(Brief): Every line that holds "Output" should be shown.

(Source records):
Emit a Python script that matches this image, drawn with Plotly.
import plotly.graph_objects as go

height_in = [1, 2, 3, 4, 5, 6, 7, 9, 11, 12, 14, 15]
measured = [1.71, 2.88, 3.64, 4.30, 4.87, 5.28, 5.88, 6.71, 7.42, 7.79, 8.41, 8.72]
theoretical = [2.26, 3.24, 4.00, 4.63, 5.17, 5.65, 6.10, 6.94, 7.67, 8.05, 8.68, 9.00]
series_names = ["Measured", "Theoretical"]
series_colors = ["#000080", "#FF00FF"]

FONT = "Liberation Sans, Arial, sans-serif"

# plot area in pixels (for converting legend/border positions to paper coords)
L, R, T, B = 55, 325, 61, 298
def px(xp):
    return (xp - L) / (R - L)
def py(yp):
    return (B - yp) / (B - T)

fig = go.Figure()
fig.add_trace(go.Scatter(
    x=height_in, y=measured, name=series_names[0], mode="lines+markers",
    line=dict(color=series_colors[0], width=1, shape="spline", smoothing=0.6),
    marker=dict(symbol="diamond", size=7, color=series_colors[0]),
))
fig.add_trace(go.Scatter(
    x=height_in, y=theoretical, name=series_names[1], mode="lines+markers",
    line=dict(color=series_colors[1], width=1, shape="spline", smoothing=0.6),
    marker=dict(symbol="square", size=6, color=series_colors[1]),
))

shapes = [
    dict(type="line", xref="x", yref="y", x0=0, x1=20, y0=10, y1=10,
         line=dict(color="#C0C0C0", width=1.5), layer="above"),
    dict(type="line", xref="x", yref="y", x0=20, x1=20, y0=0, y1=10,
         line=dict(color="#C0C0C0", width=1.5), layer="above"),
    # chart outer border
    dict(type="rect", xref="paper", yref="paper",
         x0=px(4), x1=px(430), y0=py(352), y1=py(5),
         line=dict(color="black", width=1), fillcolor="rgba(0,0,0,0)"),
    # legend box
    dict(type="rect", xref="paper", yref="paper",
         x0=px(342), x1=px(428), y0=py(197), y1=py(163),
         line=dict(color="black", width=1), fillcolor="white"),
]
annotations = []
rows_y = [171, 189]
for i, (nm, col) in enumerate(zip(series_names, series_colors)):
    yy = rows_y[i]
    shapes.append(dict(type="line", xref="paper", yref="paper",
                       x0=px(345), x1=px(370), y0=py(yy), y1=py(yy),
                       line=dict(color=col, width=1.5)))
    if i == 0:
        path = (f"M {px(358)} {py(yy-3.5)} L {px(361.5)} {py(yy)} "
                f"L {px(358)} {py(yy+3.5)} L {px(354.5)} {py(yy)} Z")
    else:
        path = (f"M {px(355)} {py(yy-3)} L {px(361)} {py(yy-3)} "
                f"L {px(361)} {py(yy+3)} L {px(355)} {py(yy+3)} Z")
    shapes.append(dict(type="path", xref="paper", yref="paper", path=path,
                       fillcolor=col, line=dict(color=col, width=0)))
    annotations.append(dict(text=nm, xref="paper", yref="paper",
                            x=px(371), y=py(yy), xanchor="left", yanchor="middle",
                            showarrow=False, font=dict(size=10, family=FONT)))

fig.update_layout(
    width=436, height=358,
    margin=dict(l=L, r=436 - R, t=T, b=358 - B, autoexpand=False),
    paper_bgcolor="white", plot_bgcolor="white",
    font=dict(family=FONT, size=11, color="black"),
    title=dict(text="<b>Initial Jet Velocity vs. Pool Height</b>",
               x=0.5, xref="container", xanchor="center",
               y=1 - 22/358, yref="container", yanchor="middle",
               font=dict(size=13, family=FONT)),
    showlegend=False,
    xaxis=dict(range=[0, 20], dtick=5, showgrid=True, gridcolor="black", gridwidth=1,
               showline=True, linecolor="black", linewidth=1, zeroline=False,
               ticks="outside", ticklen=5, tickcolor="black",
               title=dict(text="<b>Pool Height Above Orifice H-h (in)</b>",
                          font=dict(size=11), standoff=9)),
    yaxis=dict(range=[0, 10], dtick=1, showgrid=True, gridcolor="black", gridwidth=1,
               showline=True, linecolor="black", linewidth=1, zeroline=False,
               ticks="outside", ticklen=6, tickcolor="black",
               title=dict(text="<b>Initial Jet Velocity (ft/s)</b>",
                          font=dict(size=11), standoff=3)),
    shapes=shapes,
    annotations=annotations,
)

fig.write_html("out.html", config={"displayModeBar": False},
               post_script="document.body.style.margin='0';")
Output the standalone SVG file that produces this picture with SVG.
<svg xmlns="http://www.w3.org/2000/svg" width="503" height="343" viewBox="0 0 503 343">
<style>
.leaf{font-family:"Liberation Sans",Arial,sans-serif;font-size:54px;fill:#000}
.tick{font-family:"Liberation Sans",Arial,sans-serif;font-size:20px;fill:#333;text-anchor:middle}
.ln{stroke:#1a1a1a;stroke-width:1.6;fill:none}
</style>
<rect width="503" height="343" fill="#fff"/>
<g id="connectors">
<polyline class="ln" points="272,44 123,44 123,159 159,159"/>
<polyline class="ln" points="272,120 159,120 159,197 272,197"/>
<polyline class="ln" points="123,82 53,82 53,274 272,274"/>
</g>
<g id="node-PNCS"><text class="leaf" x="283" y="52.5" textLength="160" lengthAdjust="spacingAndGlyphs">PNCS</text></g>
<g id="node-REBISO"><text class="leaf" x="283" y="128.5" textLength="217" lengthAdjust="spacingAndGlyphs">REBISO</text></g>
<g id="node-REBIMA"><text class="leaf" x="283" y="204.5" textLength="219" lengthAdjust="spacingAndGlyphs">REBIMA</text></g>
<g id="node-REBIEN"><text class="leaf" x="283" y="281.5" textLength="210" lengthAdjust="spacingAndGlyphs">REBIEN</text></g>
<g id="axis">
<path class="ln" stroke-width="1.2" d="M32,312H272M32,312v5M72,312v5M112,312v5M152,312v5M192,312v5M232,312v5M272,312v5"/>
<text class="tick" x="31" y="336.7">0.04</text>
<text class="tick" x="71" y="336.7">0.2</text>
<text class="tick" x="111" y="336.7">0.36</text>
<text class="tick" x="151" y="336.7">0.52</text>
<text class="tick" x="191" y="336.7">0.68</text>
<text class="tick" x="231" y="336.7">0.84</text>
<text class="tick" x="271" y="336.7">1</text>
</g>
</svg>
---
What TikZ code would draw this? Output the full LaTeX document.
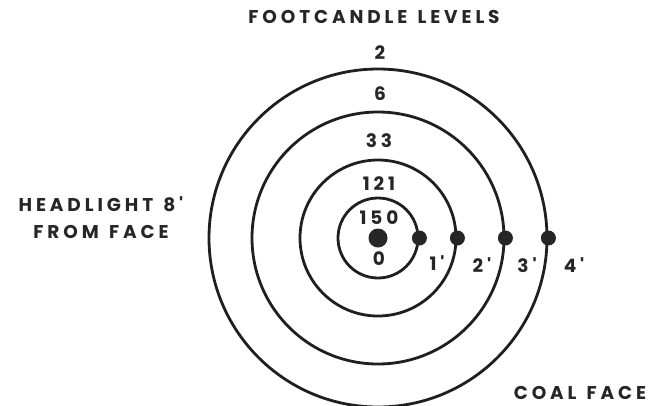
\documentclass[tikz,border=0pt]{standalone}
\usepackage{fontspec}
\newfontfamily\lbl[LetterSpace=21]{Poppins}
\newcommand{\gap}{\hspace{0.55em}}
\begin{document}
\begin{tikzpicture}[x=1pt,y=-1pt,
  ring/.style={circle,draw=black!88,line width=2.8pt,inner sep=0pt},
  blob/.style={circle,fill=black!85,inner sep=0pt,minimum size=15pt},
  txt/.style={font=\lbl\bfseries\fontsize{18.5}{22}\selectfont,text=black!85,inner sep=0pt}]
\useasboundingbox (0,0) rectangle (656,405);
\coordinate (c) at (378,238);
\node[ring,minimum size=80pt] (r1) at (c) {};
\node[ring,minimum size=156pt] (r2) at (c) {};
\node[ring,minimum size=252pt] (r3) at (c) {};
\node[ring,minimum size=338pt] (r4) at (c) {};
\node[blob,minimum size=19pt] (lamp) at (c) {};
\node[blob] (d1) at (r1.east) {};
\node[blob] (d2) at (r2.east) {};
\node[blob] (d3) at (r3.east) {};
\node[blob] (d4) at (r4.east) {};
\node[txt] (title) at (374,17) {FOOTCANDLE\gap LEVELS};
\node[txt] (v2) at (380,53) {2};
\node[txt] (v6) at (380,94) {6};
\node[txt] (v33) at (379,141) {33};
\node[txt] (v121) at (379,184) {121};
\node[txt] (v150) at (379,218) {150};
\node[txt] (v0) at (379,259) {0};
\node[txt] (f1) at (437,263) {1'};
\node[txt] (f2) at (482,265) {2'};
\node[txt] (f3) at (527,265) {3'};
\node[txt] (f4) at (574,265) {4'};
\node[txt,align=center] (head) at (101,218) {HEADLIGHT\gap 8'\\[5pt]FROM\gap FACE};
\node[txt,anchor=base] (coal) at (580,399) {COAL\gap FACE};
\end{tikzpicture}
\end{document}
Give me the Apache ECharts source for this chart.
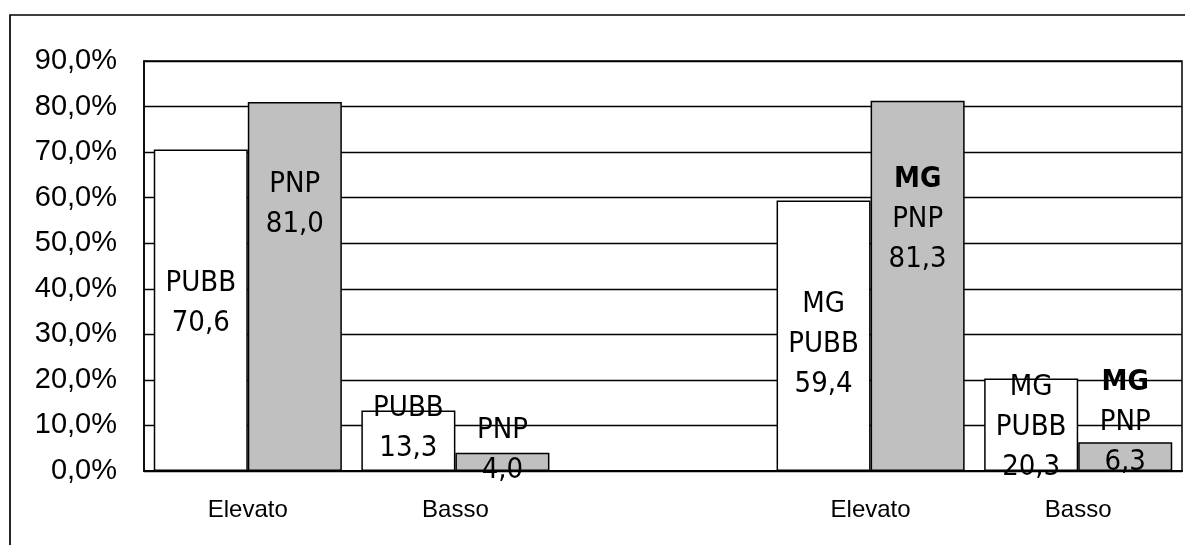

(Result below):
Output the standalone SVG file that produces this picture with SVG.
What TikZ code would draw this? Output the full LaTeX document.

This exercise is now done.